С этой мыслью он решительно преодолел оставшееся расстояние до шатра, откинул полог и, чуть пригнувшись, вошёл внутрь.

В нос Леону тут же ударило такое многообразие запахов, что он едва сдержал порыв прикрыть лицо рукой. У него возникло чувство, что в шатре собраны все растения и приправы, какие только есть на свете. Леон распознал полынь, розмарин, гвоздику, корицу, что-то, очень похожее на розу, а потом потряс головой и постарался не думать о запахах, искренне надеясь, что не расчихается.

Внутри шатра было сумрачно, свет исходил лишь от одной свечи, стоявшей поодаль в высоком узком подсвечнике, серебристо мерцавшем под падавшими на него отсветами огня. Сверху свисали какие-то обереги, сплетённые из травы и ветвей, украшенные камушками, бусинами и перьями, и Леон, проходя к гадалке, задел головой один из них. Тёмно-синие перья мягко мазнули его по правой щеке, и это почти невесомое прикосновение почему-то заставило его содрогнуться.

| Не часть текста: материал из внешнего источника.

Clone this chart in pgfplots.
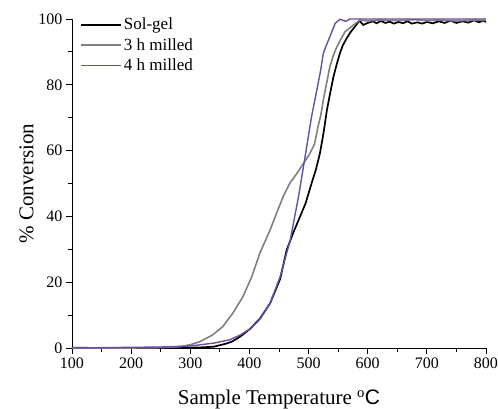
\documentclass[border=0pt]{standalone}
\usepackage{pgfplots}
\pgfplotsset{compat=1.18}
\usepackage{fontspec}
\setmainfont{Liberation Serif}
\newfontfamily\sansC{Liberation Sans}
\definecolor{solgel}{RGB}{0,0,0}
\definecolor{mthree}{RGB}{128,128,128}
\definecolor{mfour}{RGB}{104,78,168}
\begin{document}
\begin{tikzpicture}
\useasboundingbox (-72pt,-61pt) rectangle (426pt,348pt);
\begin{axis}[
  at={(0,0)}, anchor=south west,
  scale only axis, width=414pt, height=329pt,
  xmin=100, xmax=800, ymin=0, ymax=100,
  axis x line*=bottom, axis y line*=left,
  axis line style={line width=0.8pt,-},
  xtick={100,200,...,800}, ytick={0,20,...,100},
  minor x tick num=1, minor y tick num=1,
  tick align=outside,
  major tick length=6pt, minor tick length=4pt,
  tick style={line width=0.8pt,black},
  ticklabel style={font=\fontsize{16}{18}\selectfont},
  /pgf/number format/assume math mode=true,
  /pgf/number format/1000 sep={},
  xlabel={Sample Temperature \textsuperscript{o}{\sansC C}},
  ylabel={\% Conversion},
  label style={font=\fontsize{21}{24}\selectfont},
  xlabel style={yshift=-15pt},
  ylabel style={yshift=-2pt},
  legend style={draw=none, fill=none, at={(0,1)}, anchor=north west,
    xshift=8pt, yshift=3pt,
    font=\fontsize{17}{20}\selectfont, row sep=3pt, inner sep=0pt},
  legend cell align=left,
  legend image code/.code={\draw[#1] (0pt,0pt) -- (40pt,0pt);},
  clip=false,
]
\addplot[solgel, line width=1.7pt] coordinates {
(100,0.1)(150,0)(200,0)(250,0)(300,0.1)(320,0.2)(340,0.4)(360,1.3)(370,1.9)(384,3.4)(401,5.8)(418,9)(435,13.6)(452,21)(463,29.8)(474,35)(485.5,39.9)(495,44)(505,50)(512,54)(519,59)(525,65)(531,72.3)(536,77)(542,82.4)(548,86.5)(553,89.6)(558,92)(564,94)(571,96)(578.5,97.7)(586,99.5)(592.5,98.2)(600,98.8)(609,99.3)(615,98.7)(622,99.4)(630,98.8)(637,99.2)(644,98.6)(652,99.1)(660,98.7)(667,99.3)(675,98.6)(684,99.0)(692,98.6)(700,99.1)(710,98.7)(720,99.3)(730,98.8)(740,99.5)(750,98.8)(760,99.3)(770,98.9)(780,99.6)(788,99.0)(795,99.5)(800,99.1)};
\addlegendentry{Sol-gel}
\addplot[mthree, line width=1.6pt] coordinates {
(100,0)(200,0)(250,0.1)(283,0.4)(300,1.0)(316,1.9)(338,4)(355,6.5)(372,10.6)(389,15.6)(404,21.7)(418,29)(435,35.9)(446,41)(457,46)(468,50)(480,53)(491,56)(502,59)(510,62)(516,67.3)(521,71)(525,75.4)(530,80)(536,85.5)(542,89)(548,91.6)(555,94)(562,96.2)(570,97.3)(576,98.2)(587,99.7)(600,99.4)(620,99.7)(650,99.5)(680,99.8)(700,99.5)(720,99.7)(750,99.4)(780,99.7)(800,99.6)};
\addlegendentry{3 h milled}
\addplot[mfour, line width=1.4pt] coordinates {
(100,0)(200,0.2)(250,0.3)(300,0.6)(340,1.5)(367,2.5)(385,4)(401,5.8)(418,8.8)(435,13.6)(452,21.7)(469,32.8)(483,46)(494,58)(505,70.3)(514,78.4)(520,84)(525,89.6)(530,92)(536,94.6)(545,98.7)(553,99.9)(563,99.3)(570,100)(600,100)(650,100)(700,100)(750,100)(800,100)};
\addlegendentry{4 h milled}
\end{axis}
\end{tikzpicture}
\end{document}
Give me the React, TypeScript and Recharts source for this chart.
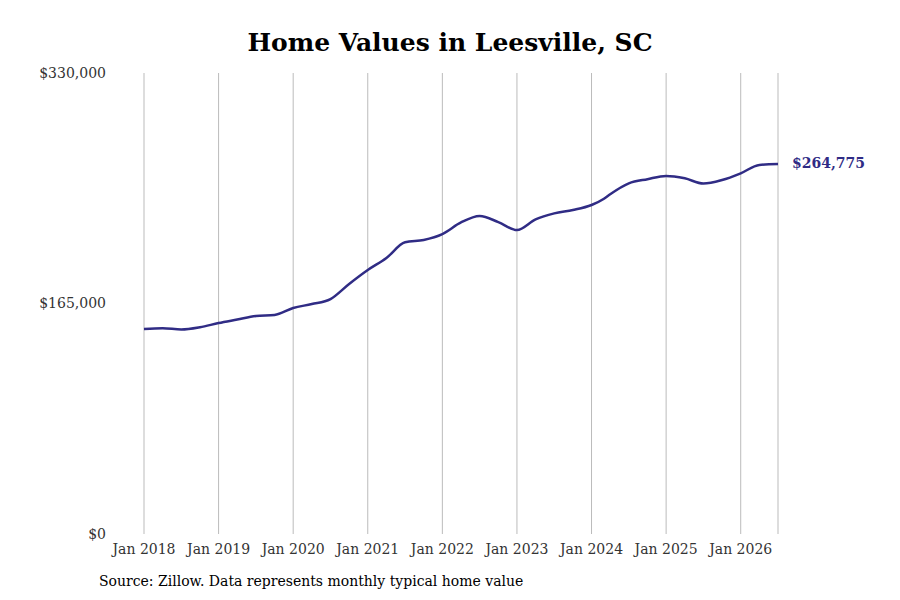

Гадалка сидела на подушке, перед ней стоял низкий деревянный столик, а с другой стороны от столика лежала ещё одна подушка, куда и опустился Леон. Подняв голову, он с удивлением увидел, что гадалка вовсе не стара. Она действительно была цыганкой, стройной и изящной, смуглой и темнобровой, с узким лицом, высоким лбом и решительным подбородком. Отблески пламени играли на её густых чёрных волосах и в глубине иссиня-чёрных глаз, вспыхивали золотыми искорками на больших серьгах в виде полумесяцев и сделанных из монеток бусах, бывших единственным украшением её тёмного платья, и тут же гасли. Несколько сбитый с толку тем, что гадалка ненамного старше его, если не моложе, Леон потерял весь свой настрой и взглянул на неё не насмешливо, как намеревался, а пытливо.